Он скинул шинель, снял шапку, засунув ее в рукав, тщательно вытер сапоги, огляделся, точно искал увидеть что-то знакомое, потом наклонился и потер протез.

— Наслежу я вам... — сказал виновато.

— Ерунда.

— Полы красивые. В госпитале такие же были, только с узорами еще разными...

— Паркет, — сказал Антипов.

Он распахнул дверь в комнату, пропуская Матвеева вперед и надеясь втайне, что ничего не случилось худого, что тревога его напрасная...

Может, человек по своим делам приехал в Ленинград и зашел передать привет от невестки. Или ночевать негде!..

Иван Матвеевич остановился посреди комнаты:

— Так и не собрался отписать вам...

— Вы садитесь, садитесь, — предложил Антипов, выдвигая стул.

Матвеев сел, держа вещевой мешок на коленях.

— От Татьяны Васильевны было письмо?

— Было, было. Как она там?
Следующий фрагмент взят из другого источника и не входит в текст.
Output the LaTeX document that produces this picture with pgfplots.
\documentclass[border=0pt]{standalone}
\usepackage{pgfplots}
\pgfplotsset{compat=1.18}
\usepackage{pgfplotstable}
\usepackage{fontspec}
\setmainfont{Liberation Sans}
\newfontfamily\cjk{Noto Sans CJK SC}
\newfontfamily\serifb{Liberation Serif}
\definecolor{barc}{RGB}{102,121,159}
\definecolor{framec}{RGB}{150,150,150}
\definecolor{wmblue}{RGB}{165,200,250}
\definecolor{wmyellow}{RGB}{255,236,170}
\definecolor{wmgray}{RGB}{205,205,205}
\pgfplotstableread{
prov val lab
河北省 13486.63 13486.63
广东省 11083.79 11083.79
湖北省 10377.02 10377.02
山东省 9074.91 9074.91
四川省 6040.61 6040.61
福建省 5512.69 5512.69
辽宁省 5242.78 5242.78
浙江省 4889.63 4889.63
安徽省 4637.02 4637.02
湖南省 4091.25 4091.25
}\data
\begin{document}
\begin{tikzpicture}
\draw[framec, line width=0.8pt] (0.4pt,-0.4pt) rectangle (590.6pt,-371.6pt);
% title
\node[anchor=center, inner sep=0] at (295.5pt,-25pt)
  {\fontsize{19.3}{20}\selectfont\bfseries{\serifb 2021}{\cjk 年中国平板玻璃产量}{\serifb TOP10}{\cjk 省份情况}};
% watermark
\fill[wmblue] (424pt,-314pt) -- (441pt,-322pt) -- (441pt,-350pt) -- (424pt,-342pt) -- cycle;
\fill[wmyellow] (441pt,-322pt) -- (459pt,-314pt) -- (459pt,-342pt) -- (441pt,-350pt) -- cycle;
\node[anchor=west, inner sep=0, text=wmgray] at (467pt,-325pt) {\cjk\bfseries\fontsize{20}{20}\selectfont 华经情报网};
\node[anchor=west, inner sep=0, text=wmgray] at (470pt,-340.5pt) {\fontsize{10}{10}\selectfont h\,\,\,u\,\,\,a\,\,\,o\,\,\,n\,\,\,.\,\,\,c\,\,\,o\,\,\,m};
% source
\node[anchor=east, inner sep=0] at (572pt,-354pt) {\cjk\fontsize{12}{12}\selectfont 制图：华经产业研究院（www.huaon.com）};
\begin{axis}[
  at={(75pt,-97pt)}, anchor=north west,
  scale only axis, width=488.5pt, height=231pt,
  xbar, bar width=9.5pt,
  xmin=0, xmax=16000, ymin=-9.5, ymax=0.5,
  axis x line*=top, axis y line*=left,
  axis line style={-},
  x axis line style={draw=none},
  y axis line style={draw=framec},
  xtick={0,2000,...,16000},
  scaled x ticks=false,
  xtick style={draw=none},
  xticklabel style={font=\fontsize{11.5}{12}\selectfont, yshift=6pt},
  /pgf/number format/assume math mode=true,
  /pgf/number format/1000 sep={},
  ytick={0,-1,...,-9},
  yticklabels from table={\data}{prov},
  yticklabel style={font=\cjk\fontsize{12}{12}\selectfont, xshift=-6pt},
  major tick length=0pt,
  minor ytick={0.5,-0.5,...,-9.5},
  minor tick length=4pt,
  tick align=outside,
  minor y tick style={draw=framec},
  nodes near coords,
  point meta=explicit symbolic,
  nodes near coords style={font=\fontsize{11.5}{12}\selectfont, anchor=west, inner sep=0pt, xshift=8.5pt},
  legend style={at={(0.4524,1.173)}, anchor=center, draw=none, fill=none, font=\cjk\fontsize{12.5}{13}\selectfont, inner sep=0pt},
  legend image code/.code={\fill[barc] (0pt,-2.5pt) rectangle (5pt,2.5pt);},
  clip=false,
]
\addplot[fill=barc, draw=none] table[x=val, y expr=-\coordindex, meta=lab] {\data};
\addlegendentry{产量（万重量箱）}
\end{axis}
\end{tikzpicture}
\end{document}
Скоро приедет?..

— Вот, значит... — Матвеев развязал тесемки у мешка. — Тут я привез кой-какие ейные вещички... — Он стал рыться в мешке. — Дай, думаю, сам съезжу. Письмо что!.. Не живой человек, да...

— С ней что?! — Антипов полез в карман за папиросами, да так и оставил там руку в страшном ожидании.

Матвеев выложил на стол коробку — довоенную — из-под печенья, в которой хранились письма Татьяны и фотокарточки.

— Здесь вот... — Мешок скользнул на пол, в нем звякнуло что-то. — Погибла Татьяна Васильевна. — По щекам катились крупные слезы. — Погибла... Неделя уже... Домой, стало быть, ехала, и вот... И сколько людей раньше их по этому проселку ездило — ничего, а тут!.. Наскочили.

— На мину, что ли? — спросил, не слыша своего голоса, Антипов.

— На противотанковую. Думали сначала, что злой умысел. Нет... Комиссия приезжала, и капитан Бурцев тоже... Папироски не найдется ли?

Антипов положил на стол пачку.

Матвеев закурил.

— Воронка огромная!.. — сказал он. — Всю войну прошел, а не видел воронок от противотанковых мин. В танк, должно, вся их сила уходит?